Problem statement: Copy the listing verbatim, excluding any images found in it.

Charts and diagrams as code
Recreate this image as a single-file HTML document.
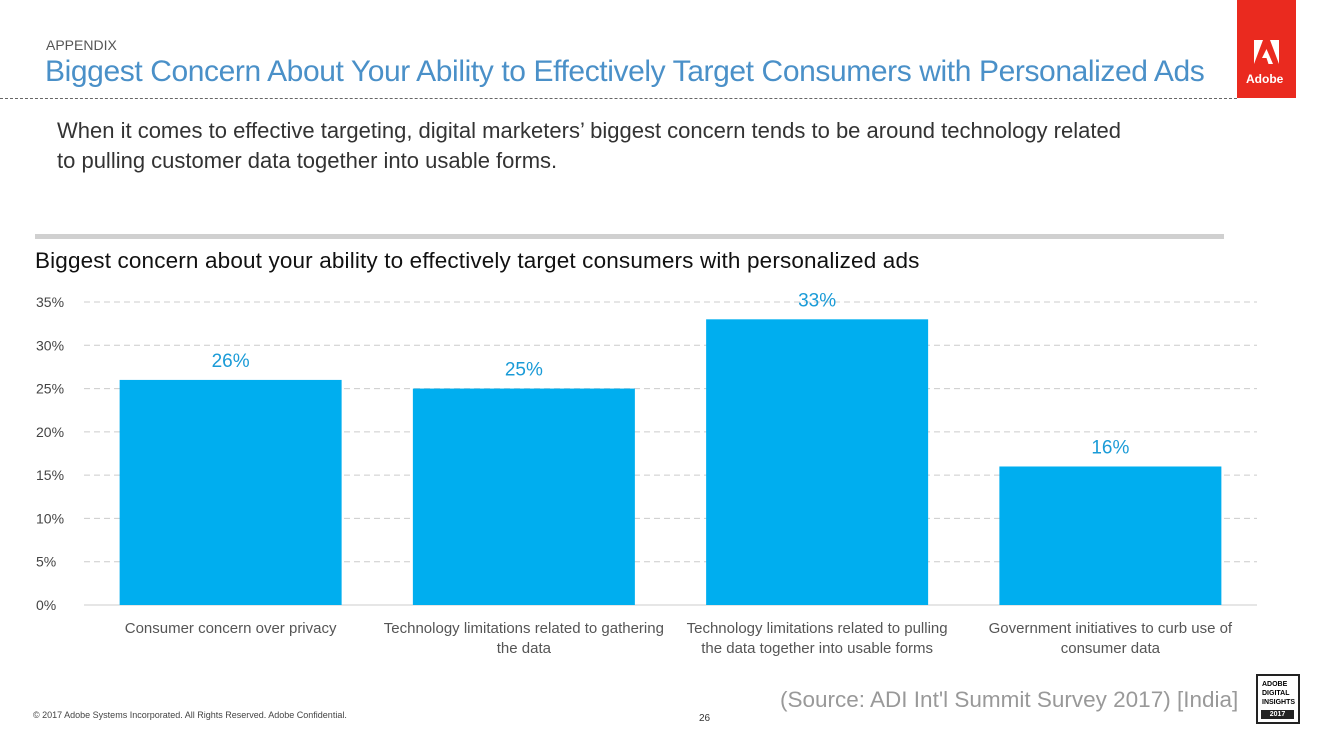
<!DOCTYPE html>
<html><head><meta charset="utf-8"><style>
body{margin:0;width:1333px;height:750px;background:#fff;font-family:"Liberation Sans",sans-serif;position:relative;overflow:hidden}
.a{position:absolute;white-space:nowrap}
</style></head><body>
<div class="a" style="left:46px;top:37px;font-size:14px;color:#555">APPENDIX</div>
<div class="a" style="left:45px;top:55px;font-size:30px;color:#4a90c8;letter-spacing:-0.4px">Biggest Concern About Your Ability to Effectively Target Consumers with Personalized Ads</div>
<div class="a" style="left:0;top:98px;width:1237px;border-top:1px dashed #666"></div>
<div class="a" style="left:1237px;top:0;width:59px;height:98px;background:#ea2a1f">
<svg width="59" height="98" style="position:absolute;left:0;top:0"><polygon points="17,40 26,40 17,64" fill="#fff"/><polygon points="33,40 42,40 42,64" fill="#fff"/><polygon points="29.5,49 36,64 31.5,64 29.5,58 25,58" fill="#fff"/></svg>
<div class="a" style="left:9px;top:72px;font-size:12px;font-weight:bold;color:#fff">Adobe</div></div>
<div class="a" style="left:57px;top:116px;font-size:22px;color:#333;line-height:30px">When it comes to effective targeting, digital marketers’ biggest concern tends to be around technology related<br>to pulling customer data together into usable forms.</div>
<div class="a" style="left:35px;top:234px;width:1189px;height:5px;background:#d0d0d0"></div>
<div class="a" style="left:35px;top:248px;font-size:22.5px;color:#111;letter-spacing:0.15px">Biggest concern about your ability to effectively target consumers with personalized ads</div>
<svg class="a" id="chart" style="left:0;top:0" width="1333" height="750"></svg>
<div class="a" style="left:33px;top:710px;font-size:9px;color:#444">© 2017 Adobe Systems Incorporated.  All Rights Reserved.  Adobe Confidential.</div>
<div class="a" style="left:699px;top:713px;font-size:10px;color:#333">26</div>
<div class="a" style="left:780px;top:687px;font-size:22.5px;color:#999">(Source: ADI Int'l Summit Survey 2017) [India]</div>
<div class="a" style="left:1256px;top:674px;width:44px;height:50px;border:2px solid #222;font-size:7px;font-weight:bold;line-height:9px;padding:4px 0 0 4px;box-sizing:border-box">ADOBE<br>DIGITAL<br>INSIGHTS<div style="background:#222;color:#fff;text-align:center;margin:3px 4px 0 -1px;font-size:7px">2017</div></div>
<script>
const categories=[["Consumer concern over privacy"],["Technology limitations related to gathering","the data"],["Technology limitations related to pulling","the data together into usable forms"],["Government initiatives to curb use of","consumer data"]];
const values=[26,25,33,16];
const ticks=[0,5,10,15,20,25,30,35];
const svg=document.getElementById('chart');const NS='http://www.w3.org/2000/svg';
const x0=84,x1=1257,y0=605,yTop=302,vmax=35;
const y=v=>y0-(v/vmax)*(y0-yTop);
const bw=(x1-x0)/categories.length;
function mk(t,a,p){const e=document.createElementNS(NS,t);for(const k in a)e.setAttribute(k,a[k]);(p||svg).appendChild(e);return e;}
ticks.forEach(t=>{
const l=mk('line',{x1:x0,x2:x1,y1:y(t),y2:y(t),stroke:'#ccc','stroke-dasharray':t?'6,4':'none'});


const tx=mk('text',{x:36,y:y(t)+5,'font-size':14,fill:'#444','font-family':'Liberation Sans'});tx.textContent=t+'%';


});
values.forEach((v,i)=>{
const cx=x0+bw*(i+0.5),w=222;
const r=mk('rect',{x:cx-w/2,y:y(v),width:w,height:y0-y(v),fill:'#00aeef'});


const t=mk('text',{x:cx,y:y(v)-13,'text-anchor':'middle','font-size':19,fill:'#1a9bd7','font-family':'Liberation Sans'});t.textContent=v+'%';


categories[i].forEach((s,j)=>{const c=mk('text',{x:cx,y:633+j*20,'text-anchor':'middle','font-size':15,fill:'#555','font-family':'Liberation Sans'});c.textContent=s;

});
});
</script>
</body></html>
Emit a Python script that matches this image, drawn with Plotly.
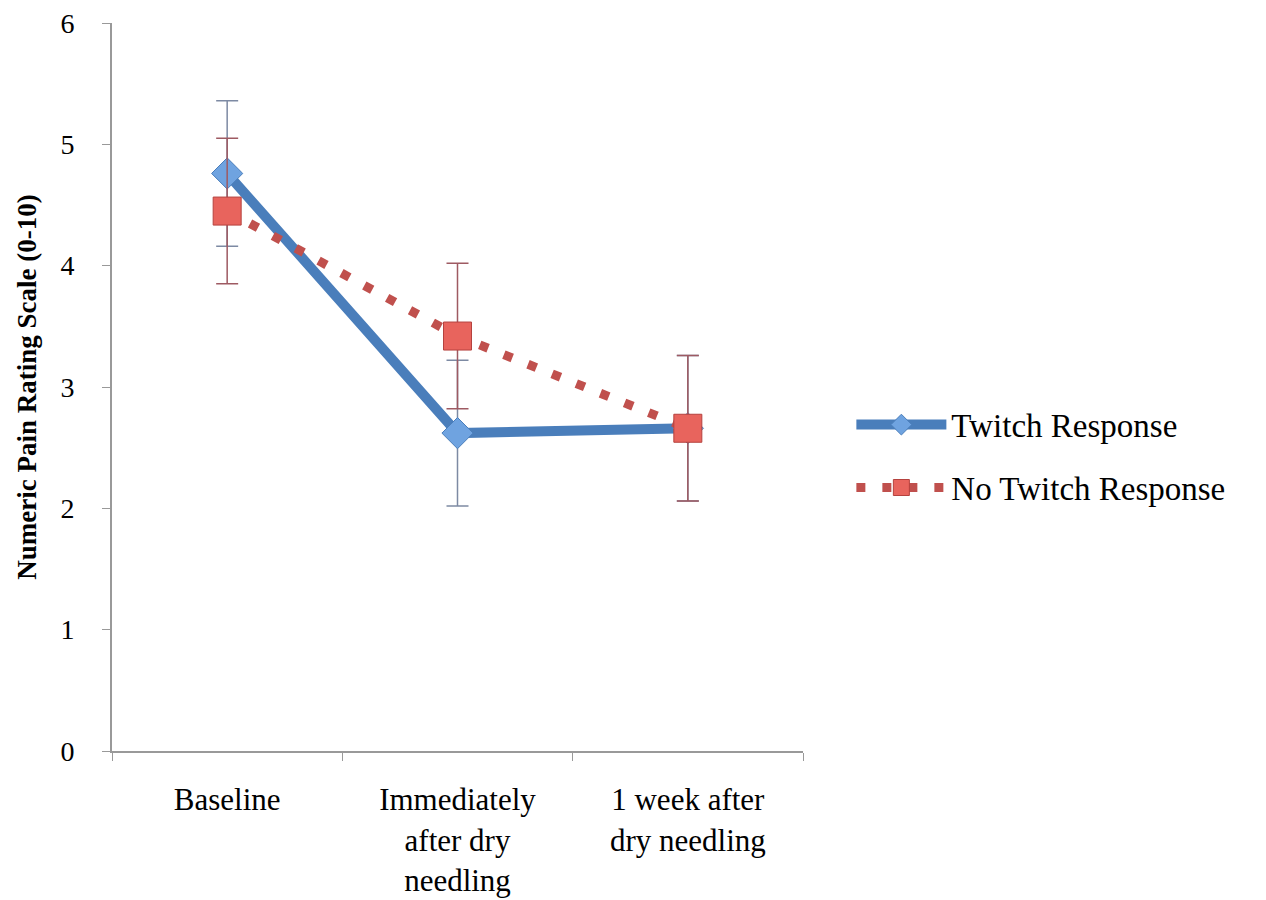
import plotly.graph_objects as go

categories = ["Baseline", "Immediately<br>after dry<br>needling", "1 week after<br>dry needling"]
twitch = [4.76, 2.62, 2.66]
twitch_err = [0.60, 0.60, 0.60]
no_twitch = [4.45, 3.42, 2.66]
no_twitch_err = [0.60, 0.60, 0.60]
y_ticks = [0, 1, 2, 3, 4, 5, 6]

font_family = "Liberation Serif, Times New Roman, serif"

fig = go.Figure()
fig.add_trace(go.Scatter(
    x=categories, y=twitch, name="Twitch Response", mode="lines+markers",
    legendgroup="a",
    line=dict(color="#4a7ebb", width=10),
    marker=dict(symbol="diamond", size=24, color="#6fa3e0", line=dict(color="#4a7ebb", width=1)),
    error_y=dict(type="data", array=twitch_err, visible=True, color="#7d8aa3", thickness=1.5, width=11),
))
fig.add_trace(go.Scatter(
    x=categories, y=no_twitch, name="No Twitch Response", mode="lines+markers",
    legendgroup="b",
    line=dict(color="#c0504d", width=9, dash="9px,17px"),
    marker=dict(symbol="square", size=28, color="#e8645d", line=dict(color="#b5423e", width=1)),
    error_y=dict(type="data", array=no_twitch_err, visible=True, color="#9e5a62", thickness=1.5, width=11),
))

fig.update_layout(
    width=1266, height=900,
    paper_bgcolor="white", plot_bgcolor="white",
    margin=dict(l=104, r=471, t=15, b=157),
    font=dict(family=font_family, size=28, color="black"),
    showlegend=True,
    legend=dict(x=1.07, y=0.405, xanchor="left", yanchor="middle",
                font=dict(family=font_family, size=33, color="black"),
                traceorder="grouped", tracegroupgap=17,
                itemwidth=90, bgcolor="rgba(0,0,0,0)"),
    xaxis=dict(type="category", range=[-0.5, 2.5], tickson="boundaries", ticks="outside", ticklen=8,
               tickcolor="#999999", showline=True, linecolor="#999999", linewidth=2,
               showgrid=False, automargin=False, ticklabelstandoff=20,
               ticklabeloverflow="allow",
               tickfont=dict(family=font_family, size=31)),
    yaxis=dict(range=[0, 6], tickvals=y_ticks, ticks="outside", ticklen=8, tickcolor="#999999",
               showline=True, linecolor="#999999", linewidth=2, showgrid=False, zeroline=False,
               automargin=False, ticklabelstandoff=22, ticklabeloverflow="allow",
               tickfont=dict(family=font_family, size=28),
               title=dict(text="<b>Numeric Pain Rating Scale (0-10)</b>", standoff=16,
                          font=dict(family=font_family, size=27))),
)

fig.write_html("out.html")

Output of the exercise:
Recreate this image as a single-file HTML document.
<!DOCTYPE html>
<html><head><meta charset="utf-8"><style>
body{margin:0;width:1333px;height:750px;background:#fff;font-family:"Liberation Sans",sans-serif;position:relative;overflow:hidden}
.a{position:absolute;white-space:nowrap}
</style></head><body>
<div class="a" style="left:46px;top:37px;font-size:14px;color:#555">APPENDIX</div>
<div class="a" style="left:45px;top:55px;font-size:30px;color:#4a90c8;letter-spacing:-0.4px">Biggest Concern About Your Ability to Effectively Target Consumers with Personalized Ads</div>
<div class="a" style="left:0;top:98px;width:1237px;border-top:1px dashed #666"></div>
<div class="a" style="left:1237px;top:0;width:59px;height:98px;background:#ea2a1f">
<svg width="59" height="98" style="position:absolute;left:0;top:0"><polygon points="17,40 26,40 17,64" fill="#fff"/><polygon points="33,40 42,40 42,64" fill="#fff"/><polygon points="29.5,49 36,64 31.5,64 29.5,58 25,58" fill="#fff"/></svg>
<div class="a" style="left:9px;top:72px;font-size:12px;font-weight:bold;color:#fff">Adobe</div></div>
<div class="a" style="left:57px;top:116px;font-size:22px;color:#333;line-height:30px">When it comes to effective targeting, digital marketers’ biggest concern tends to be around technology related<br>to pulling customer data together into usable forms.</div>
<div class="a" style="left:35px;top:234px;width:1189px;height:5px;background:#d0d0d0"></div>
<div class="a" style="left:35px;top:248px;font-size:22.5px;color:#111;letter-spacing:0.15px">Biggest concern about your ability to effectively target consumers with personalized ads</div>
<svg class="a" id="chart" style="left:0;top:0" width="1333" height="750"></svg>
<div class="a" style="left:33px;top:710px;font-size:9px;color:#444">© 2017 Adobe Systems Incorporated.  All Rights Reserved.  Adobe Confidential.</div>
<div class="a" style="left:699px;top:713px;font-size:10px;color:#333">26</div>
<div class="a" style="left:780px;top:687px;font-size:22.5px;color:#999">(Source: ADI Int'l Summit Survey 2017) [India]</div>
<div class="a" style="left:1256px;top:674px;width:44px;height:50px;border:2px solid #222;font-size:7px;font-weight:bold;line-height:9px;padding:4px 0 0 4px;box-sizing:border-box">ADOBE<br>DIGITAL<br>INSIGHTS<div style="background:#222;color:#fff;text-align:center;margin:3px 4px 0 -1px;font-size:7px">2017</div></div>
<script>
const categories=[["Consumer concern over privacy"],["Technology limitations related to gathering","the data"],["Technology limitations related to pulling","the data together into usable forms"],["Government initiatives to curb use of","consumer data"]];
const values=[26,25,33,16];
const ticks=[0,5,10,15,20,25,30,35];
const svg=document.getElementById('chart');const NS='http://www.w3.org/2000/svg';
const x0=84,x1=1257,y0=605,yTop=302,vmax=35;
const y=v=>y0-(v/vmax)*(y0-yTop);
const bw=(x1-x0)/categories.length;
function mk(t,a,p){const e=document.createElementNS(NS,t);for(const k in a)e.setAttribute(k,a[k]);(p||svg).appendChild(e);return e;}
ticks.forEach(t=>{
const l=mk('line',{x1:x0,x2:x1,y1:y(t),y2:y(t),stroke:'#ccc','stroke-dasharray':t?'6,4':'none'});


const tx=mk('text',{x:36,y:y(t)+5,'font-size':14,fill:'#444','font-family':'Liberation Sans'});tx.textContent=t+'%';


});
values.forEach((v,i)=>{
const cx=x0+bw*(i+0.5),w=222;
const r=mk('rect',{x:cx-w/2,y:y(v),width:w,height:y0-y(v),fill:'#00aeef'});


const t=mk('text',{x:cx,y:y(v)-13,'text-anchor':'middle','font-size':19,fill:'#1a9bd7','font-family':'Liberation Sans'});t.textContent=v+'%';


categories[i].forEach((s,j)=>{const c=mk('text',{x:cx,y:633+j*20,'text-anchor':'middle','font-size':15,fill:'#555','font-family':'Liberation Sans'});c.textContent=s;

});
});
</script>
</body></html>
Emit a Python script that matches this image, drawn with Plotly.
import plotly.graph_objects as go

categories = ["Baseline", "Immediately<br>after dry<br>needling", "1 week after<br>dry needling"]
twitch = [4.76, 2.62, 2.66]
twitch_err = [0.60, 0.60, 0.60]
no_twitch = [4.45, 3.42, 2.66]
no_twitch_err = [0.60, 0.60, 0.60]
y_ticks = [0, 1, 2, 3, 4, 5, 6]

font_family = "Liberation Serif, Times New Roman, serif"

fig = go.Figure()
fig.add_trace(go.Scatter(
    x=categories, y=twitch, name="Twitch Response", mode="lines+markers",
    legendgroup="a",
    line=dict(color="#4a7ebb", width=10),
    marker=dict(symbol="diamond", size=24, color="#6fa3e0", line=dict(color="#4a7ebb", width=1)),
    error_y=dict(type="data", array=twitch_err, visible=True, color="#7d8aa3", thickness=1.5, width=11),
))
fig.add_trace(go.Scatter(
    x=categories, y=no_twitch, name="No Twitch Response", mode="lines+markers",
    legendgroup="b",
    line=dict(color="#c0504d", width=9, dash="9px,17px"),
    marker=dict(symbol="square", size=28, color="#e8645d", line=dict(color="#b5423e", width=1)),
    error_y=dict(type="data", array=no_twitch_err, visible=True, color="#9e5a62", thickness=1.5, width=11),
))

fig.update_layout(
    width=1266, height=900,
    paper_bgcolor="white", plot_bgcolor="white",
    margin=dict(l=104, r=471, t=15, b=157),
    font=dict(family=font_family, size=28, color="black"),
    showlegend=True,
    legend=dict(x=1.07, y=0.405, xanchor="left", yanchor="middle",
                font=dict(family=font_family, size=33, color="black"),
                traceorder="grouped", tracegroupgap=17,
                itemwidth=90, bgcolor="rgba(0,0,0,0)"),
    xaxis=dict(type="category", range=[-0.5, 2.5], tickson="boundaries", ticks="outside", ticklen=8,
               tickcolor="#999999", showline=True, linecolor="#999999", linewidth=2,
               showgrid=False, automargin=False, ticklabelstandoff=20,
               ticklabeloverflow="allow",
               tickfont=dict(family=font_family, size=31)),
    yaxis=dict(range=[0, 6], tickvals=y_ticks, ticks="outside", ticklen=8, tickcolor="#999999",
               showline=True, linecolor="#999999", linewidth=2, showgrid=False, zeroline=False,
               automargin=False, ticklabelstandoff=22, ticklabeloverflow="allow",
               tickfont=dict(family=font_family, size=28),
               title=dict(text="<b>Numeric Pain Rating Scale (0-10)</b>", standoff=16,
                          font=dict(family=font_family, size=27))),
)

fig.write_html("out.html")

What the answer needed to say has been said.